Bien difficile, au lendemain du 1er tour des législatives, d’anticiper l’ampleur de l’offensive contre les droits des salariéEs et la rapidité de sa mise en œuvre.
Mais le petit jeu des avants-projets, des fuites, du dépôt de plainte contre la diffusion de documents, ne saurait masquer longtemps les projets gouvernementaux.
TouTEs Uber ?
Dans le flou des informations, on perçoit la volonté de modifier de fond en comble l’architecture des relations du travail construite depuis plus d’un siècle. Certes, ce n’est pas la première fois que le démantèlement du code du travail est évoqué. Mais, cette fois la conjonction des crises économique et politique, de l’effondrement des partis de « gauche », l’affaiblissement militant et les reculs idéologiques des principales organisations syndicales donnent une marge de manœuvre importante à ce projet.
Un projet qui se déploie sous le drapeau de la « libération du travail » cher au patronat. À l’ordre du jour, ce n’est même plus la flexisécurité mais la flexibilité, la mobilité, rendant les salariéEs individualisés, entièrement à disposition de l’« entrepreneur ». Souvenons-nous de la déclaration du ministre de l’Économie Macron : « La vie d’un entrepreneur est bien souvent plus dure que celle d’un salarié. Il ne faut jamais l’oublier. Il peut tout perdre, lui, et il a moins de garanties ».
À partir de là, tout est envisageable. Assouplissement du droit de licenciement économique, individuel, barémisation des indemnités prud’homales, mise en équivalence entre travail subordonné et travail indépendant. TouTEs Uber !
Dialogue social ?
Le deuxième axe est l’affaiblissement des capacités de résistances des salariéEs. La politique répressive engagée par Hollande avec l’état d’urgence ne faiblit pas et risque de devenir la loi ordinaire. Mais l’objectif est bien plus ambitieux. La réduction généralisée des institutions représentatives du personnel au seul comité d’entreprise est significative. Des CE déjà bien plombés par la gestion d’œuvres de moins en moins sociales, de plus en plus transformés en agence de voyages et de spectacles, et paralysés par la multiplication des réunions et de prétendues négociations qui parasitent souvent l’activité revendicative.

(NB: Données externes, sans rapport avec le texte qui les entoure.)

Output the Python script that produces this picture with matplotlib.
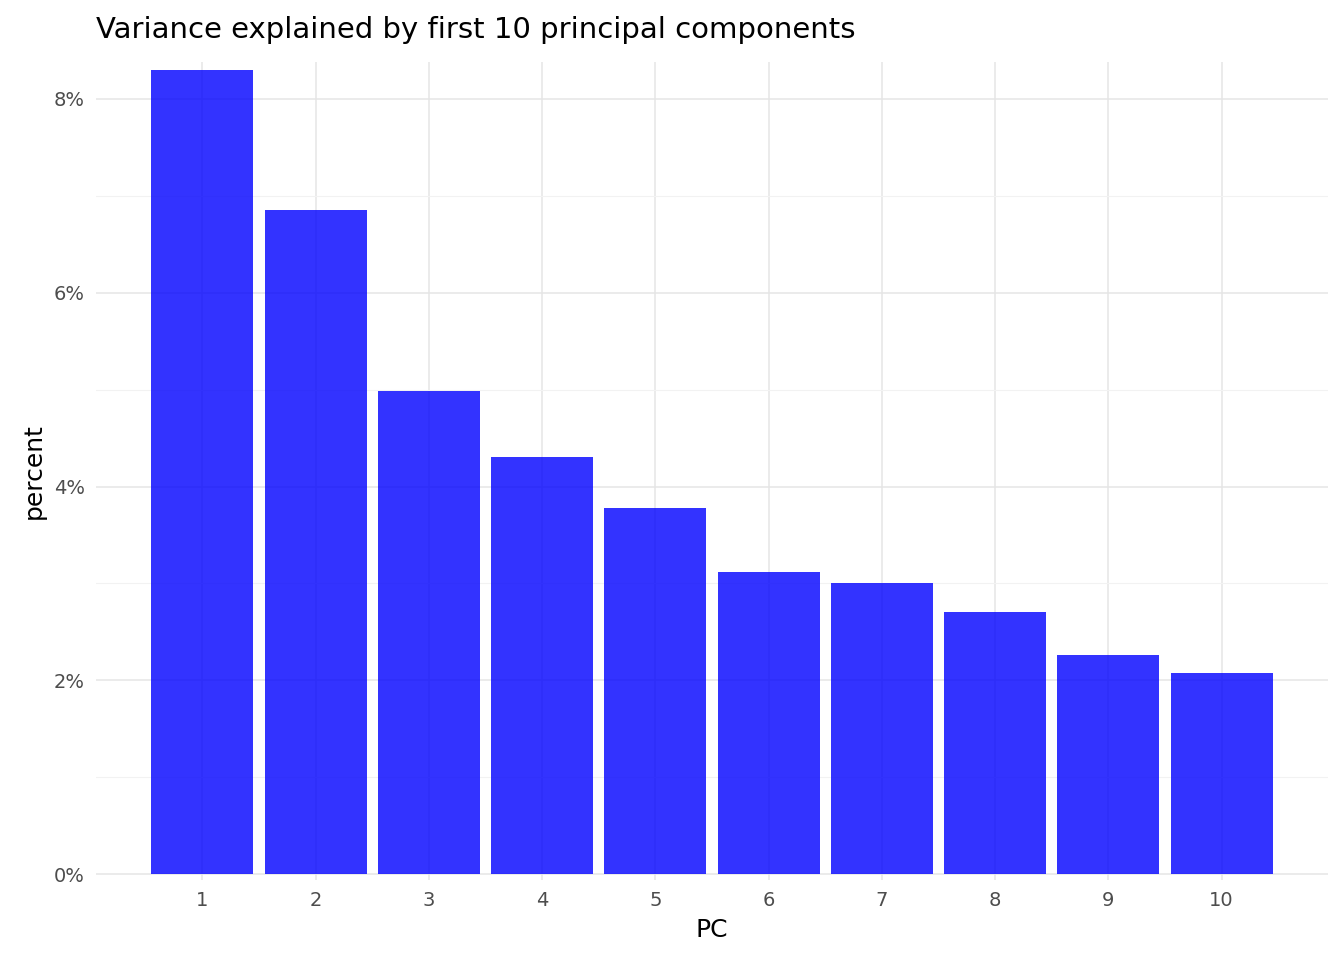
import matplotlib.pyplot as plt
from matplotlib.ticker import FuncFormatter

pcs = list(range(1, 11))
percent = [8.30, 6.85, 4.99, 4.30, 3.78, 3.12, 3.00, 2.71, 2.26, 2.08]

fig = plt.figure(figsize=(13.44, 9.6), dpi=100)
ax = fig.add_axes([96 / 1344, 1 - 880 / 960, 1232 / 1344, 818 / 960])

ax.bar(pcs, percent, width=0.9, color="blue", alpha=0.8, zorder=2)

ax.set_xlim(0.06, 10.94)
ax.set_ylim(-0.06, 8.38)
ax.set_xticks(pcs)
ax.set_yticks([0, 2, 4, 6, 8])
ax.set_yticks([1, 3, 5, 7], minor=True)
ax.yaxis.set_major_formatter(FuncFormatter(lambda v, p: f"{v:.0f}%"))
ax.grid(True, which="major", color="#e5e5e5", lw=1.1, zorder=0)
ax.grid(True, which="minor", axis="y", color="#f2f2f2", lw=0.8, zorder=0)
for s in ax.spines.values():
    s.set_visible(False)
ax.tick_params(which="both", length=0, labelsize=14, colors="#4d4d4d", pad=8)

ax.set_xlabel("PC", fontsize=18, labelpad=6)
ax.set_ylabel("percent", fontsize=18, labelpad=6)
fig.text(96 / 1344, 1 - 30 / 960, "Variance explained by first 10 principal components",
         fontsize=21, va="center", ha="left")

fig.savefig("out.png", dpi=100)
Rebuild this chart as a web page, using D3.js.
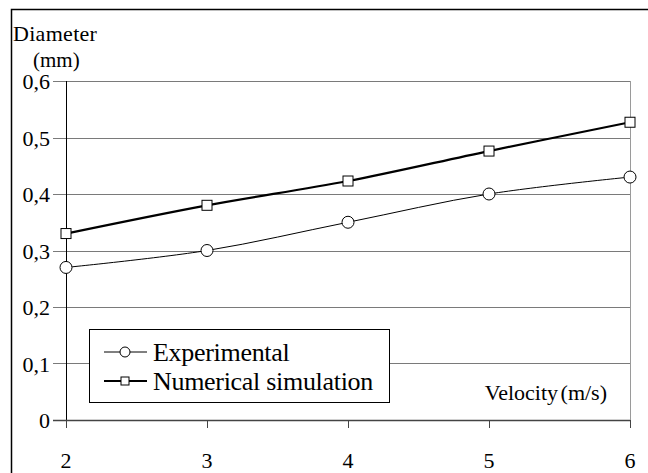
<!DOCTYPE html>
<html>
<head>
<meta charset="utf-8">
<script src="https://cdn.jsdelivr.net/npm/d3@7"></script>
</head>
<body style="margin:0; background:#fff">
<script>
const velocities = [2, 3, 4, 5, 6];
const experimental = [0.27, 0.30, 0.35, 0.40, 0.43];
const numerical = [0.33, 0.38, 0.423, 0.476, 0.527];
const yTicks = [0, 0.1, 0.2, 0.3, 0.4, 0.5, 0.6];
const seriesNames = ['Experimental', 'Numerical simulation'];

const W = 648, H = 473;
const plot = { left: 66, right: 630, top: 81, bottom: 420 };
const SERIF = 'Liberation Serif';

const svg = d3.select('body').append('svg')
    .attr('width', W)
    .attr('height', H);

// helper so every label gets the same serif face
const label = (sel, size) => sel
    .style('font-family', SERIF)
    .style('font-size', size + 'px')
    .attr('fill', '#000');

// outer frame (cut at right/bottom)
svg.append('rect')
    .attr('x', 11.5).attr('y', 9.5)
    .attr('width', W).attr('height', H)
    .attr('fill', 'none')
    .attr('stroke', '#000')
    .attr('stroke-width', 1.5);

const x = d3.scaleLinear().domain([2, 6]).range([plot.left, plot.right]);
const y = d3.scaleLinear().domain([0, 0.6]).range([plot.bottom, plot.top]);

const fmt = d => d === 0 ? '0' : d3.format('.1f')(d).replace('.', ',');

// horizontal gridlines + left ticks
svg.append('g').selectAll('line')
    .data(yTicks.filter(d => d > 0))
    .enter().append('line')
    .attr('x1', plot.left - 13).attr('x2', plot.right)
    .attr('y1', d => Math.round(y(d)) + 0.5).attr('y2', d => Math.round(y(d)) + 0.5)
    .attr('stroke', '#7a7a7a');

// right border of plot
svg.append('line')
    .attr('x1', plot.right + 0.5).attr('x2', plot.right + 0.5)
    .attr('y1', plot.top).attr('y2', plot.bottom + 8)
    .attr('stroke', '#9a9a9a');

// y axis line
svg.append('line')
    .attr('x1', plot.left + 0.5).attr('x2', plot.left + 0.5)
    .attr('y1', plot.top).attr('y2', plot.bottom)
    .attr('stroke', '#000');

// x axis line + ticks
svg.append('line')
    .attr('x1', plot.left - 13).attr('x2', plot.right)
    .attr('y1', plot.bottom + 0.5).attr('y2', plot.bottom + 0.5)
    .attr('stroke', '#444').attr('stroke-width', 1.5);

svg.append('g').selectAll('line')
    .data(velocities)
    .enter().append('line')
    .attr('x1', d => Math.round(x(d)) + 0.5).attr('x2', d => Math.round(x(d)) + 0.5)
    .attr('y1', plot.bottom).attr('y2', plot.bottom + 8)
    .attr('stroke', '#444');

// tick labels
svg.append('g').selectAll('text')
    .data(yTicks)
    .enter().append('text')
    .attr('x', 50)
    .attr('y', d => y(d) + 8)
    .attr('text-anchor', 'end')
    .call(label, 22)
    .text(fmt);

svg.append('g').selectAll('text')
    .data(velocities)
    .enter().append('text')
    .attr('x', d => x(d))
    .attr('y', 468)
    .attr('text-anchor', 'middle')
    .call(label, 22)
    .text(d => d);

// axis titles
svg.append('text')
    .attr('x', 13).attr('y', 41)
    .call(label, 22)
    .style('letter-spacing', '0.3px')
    .text('Diameter');
svg.append('text')
    .attr('x', 33).attr('y', 67)
    .call(label, 21)
    .text('(mm)');
svg.append('text')
    .attr('x', 607).attr('y', 400)
    .attr('text-anchor', 'end')
    .call(label, 22)
    .style('word-spacing', '-3px')
    .text('Velocity (m/s)');

// series
const line = d3.line()
    .x(d => x(d[0]))
    .y(d => y(d[1]))
    .curve(d3.curveCatmullRom.alpha(0.5));

const expData = velocities.map((v, i) => [v, experimental[i]]);
const numData = velocities.map((v, i) => [v, numerical[i]]);

svg.append('path')
    .datum(expData)
    .attr('d', line)
    .attr('fill', 'none')
    .attr('stroke', '#000')
    .attr('stroke-width', 1);

svg.append('path')
    .datum(numData)
    .attr('d', line)
    .attr('fill', 'none')
    .attr('stroke', '#000')
    .attr('stroke-width', 2.2);

svg.append('g').selectAll('circle')
    .data(expData)
    .enter().append('circle')
    .attr('cx', d => x(d[0]))
    .attr('cy', d => y(d[1]))
    .attr('r', 6)
    .attr('fill', '#fff')
    .attr('stroke', '#000');

svg.append('g').selectAll('rect')
    .data(numData)
    .enter().append('rect')
    .attr('x', d => x(d[0]) - 5)
    .attr('y', d => y(d[1]) - 5)
    .attr('width', 10).attr('height', 10)
    .attr('fill', '#fff')
    .attr('stroke', '#000');

// legend
const legend = svg.append('g');
legend.append('rect')
    .attr('x', 89.5).attr('y', 329.5)
    .attr('width', 300).attr('height', 73)
    .attr('fill', '#fff')
    .attr('stroke', '#000');

const rows = [352, 381];
seriesNames.forEach((name, i) => {
    const cy = rows[i];
    legend.append('line')
        .attr('x1', 104).attr('x2', 147)
        .attr('y1', cy).attr('y2', cy)
        .attr('stroke', '#000')
        .attr('stroke-width', i === 0 ? 1 : 2.2);
    if (i === 0) {
        legend.append('circle')
            .attr('cx', 125).attr('cy', cy).attr('r', 5)
            .attr('fill', '#fff').attr('stroke', '#000');
    } else {
        legend.append('rect')
            .attr('x', 121).attr('y', cy - 4)
            .attr('width', 8).attr('height', 8)
            .attr('fill', '#fff').attr('stroke', '#000');
    }
    legend.append('text')
        .attr('x', 153).attr('y', cy + 9)
        .call(label, 26)
        .style('letter-spacing', '-0.3px')
        .text(name);
});
</script>
</body>
</html>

Exit les délégués du personnel revendicatifs, les Comités d’hygiène-sécurité-conditions de travail trop intrusifs. Ces réformes visent à accentuer la professionnalisation des militantEs syndicaux, à les éloigner des travailleurEs et à marginaliser les organisations syndicales revendicatives. Le tout conforté par l’extension des prérogatives des accords d’entreprises, associée à la possibilité de contourner les organisations syndicales par le biais de référendum organisés y compris par l’« entrepreneur ». Vive le dialogue social... à une voix !
Une seule solution, la mobilisation !
Les organisations syndicales qui avaient structuré la mobilisation contre la loi travail semblent tétanisées par l’échec d’une tactique dont elles ne tirent pas le bilan. Un échec qui s’inscrit dans la continuité des échecs des précédentes grandes mobilisations et accroît les difficultés de mobilisation.
En panne de stratégie, elles s’enfoncent dans un « dialogue social » qui n’a jamais été si dérisoire, pensant garder ainsi une légitimité perdue sur le terrain revendicatif et bradée dans une course à la représentativité dont bénéficie la plus chouchoutée par le patronat. Car c’est bien cette seule voix, en profond accord avec celle du patronat, que le gouvernement voudrait rendre dominante.
En ces temps de crise économique, seule la domestication totale du mouvement ouvrier peut permettre de restaurer les profits. L’enjeu de la construction, dès maintenant, d’une riposte large, unitaire, majoritaire, est à ce niveau.